INPUT RECORDS >>
^^^^^^^^

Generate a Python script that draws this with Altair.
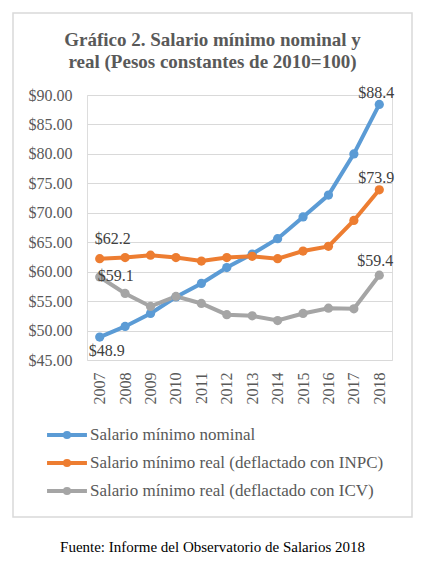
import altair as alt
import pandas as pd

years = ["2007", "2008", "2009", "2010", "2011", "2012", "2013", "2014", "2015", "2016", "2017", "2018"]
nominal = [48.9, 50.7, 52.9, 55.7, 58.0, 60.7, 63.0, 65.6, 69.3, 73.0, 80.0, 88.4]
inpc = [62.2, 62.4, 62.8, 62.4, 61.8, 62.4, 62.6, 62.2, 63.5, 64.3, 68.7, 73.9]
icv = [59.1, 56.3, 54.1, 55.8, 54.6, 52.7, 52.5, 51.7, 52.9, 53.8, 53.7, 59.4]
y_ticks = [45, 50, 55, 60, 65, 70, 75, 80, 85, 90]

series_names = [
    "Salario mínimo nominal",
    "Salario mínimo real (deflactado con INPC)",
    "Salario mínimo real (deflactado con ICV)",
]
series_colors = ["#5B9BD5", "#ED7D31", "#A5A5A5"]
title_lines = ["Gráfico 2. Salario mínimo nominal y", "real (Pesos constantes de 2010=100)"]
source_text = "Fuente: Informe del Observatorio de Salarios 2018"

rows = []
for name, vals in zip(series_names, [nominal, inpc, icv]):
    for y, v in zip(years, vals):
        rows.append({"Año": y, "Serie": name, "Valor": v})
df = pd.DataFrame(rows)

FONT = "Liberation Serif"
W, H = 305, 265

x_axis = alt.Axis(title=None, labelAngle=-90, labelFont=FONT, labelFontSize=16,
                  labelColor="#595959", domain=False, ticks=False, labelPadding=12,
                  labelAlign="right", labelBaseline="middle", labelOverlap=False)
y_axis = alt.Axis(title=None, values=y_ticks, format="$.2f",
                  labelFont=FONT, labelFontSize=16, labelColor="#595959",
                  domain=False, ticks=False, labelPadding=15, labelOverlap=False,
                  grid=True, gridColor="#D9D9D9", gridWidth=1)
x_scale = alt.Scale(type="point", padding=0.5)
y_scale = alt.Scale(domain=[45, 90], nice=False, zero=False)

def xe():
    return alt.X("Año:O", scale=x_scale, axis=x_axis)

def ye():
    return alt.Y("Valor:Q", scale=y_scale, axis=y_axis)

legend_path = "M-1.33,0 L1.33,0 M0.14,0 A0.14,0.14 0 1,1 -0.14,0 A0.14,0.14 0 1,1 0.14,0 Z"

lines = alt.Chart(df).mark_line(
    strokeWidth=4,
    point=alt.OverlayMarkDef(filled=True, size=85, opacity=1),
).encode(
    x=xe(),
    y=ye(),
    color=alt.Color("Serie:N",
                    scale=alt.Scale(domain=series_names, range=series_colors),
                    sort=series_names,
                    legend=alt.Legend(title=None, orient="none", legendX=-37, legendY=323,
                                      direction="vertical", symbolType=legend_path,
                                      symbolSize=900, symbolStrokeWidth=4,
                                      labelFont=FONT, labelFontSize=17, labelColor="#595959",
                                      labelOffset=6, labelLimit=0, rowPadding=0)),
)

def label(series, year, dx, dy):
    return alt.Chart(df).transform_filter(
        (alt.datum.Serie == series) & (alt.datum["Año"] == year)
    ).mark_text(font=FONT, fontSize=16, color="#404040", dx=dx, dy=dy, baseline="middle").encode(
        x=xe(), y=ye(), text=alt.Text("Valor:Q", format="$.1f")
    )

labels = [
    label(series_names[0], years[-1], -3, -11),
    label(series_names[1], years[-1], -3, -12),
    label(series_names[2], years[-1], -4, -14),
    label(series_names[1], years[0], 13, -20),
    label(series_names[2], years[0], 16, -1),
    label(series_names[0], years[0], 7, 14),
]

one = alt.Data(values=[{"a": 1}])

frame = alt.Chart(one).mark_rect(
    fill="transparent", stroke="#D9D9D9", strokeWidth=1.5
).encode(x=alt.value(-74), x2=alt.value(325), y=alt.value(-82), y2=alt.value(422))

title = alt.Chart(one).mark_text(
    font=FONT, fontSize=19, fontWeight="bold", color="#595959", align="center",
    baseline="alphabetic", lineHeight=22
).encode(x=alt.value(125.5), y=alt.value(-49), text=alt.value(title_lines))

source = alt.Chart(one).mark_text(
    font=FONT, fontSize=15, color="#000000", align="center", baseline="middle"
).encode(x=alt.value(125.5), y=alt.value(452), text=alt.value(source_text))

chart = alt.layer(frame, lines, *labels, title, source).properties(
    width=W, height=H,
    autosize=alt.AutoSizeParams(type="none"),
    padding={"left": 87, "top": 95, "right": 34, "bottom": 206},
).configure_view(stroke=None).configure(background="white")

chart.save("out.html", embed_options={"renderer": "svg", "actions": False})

^^^^^^^^

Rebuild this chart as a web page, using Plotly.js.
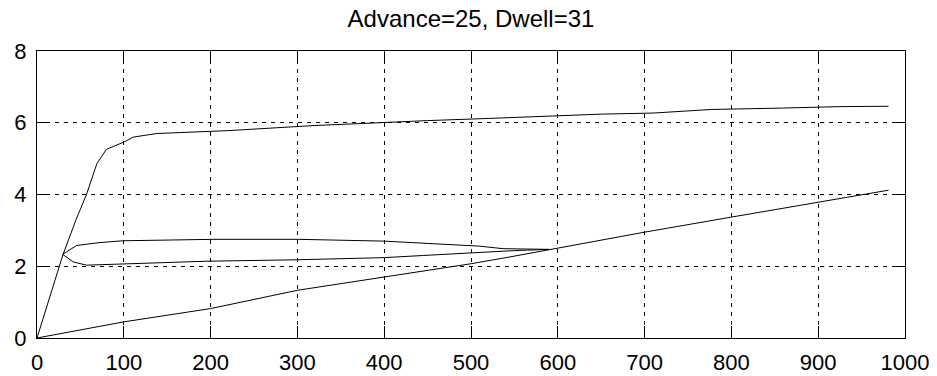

^^^^^^^^

EXERCISE >> Copy every line above that includes the string "this".

CORRECT RESPONSE >>
Generate a Python script that draws this with Altair.
Rebuild this chart as a web page, using Plotly.js.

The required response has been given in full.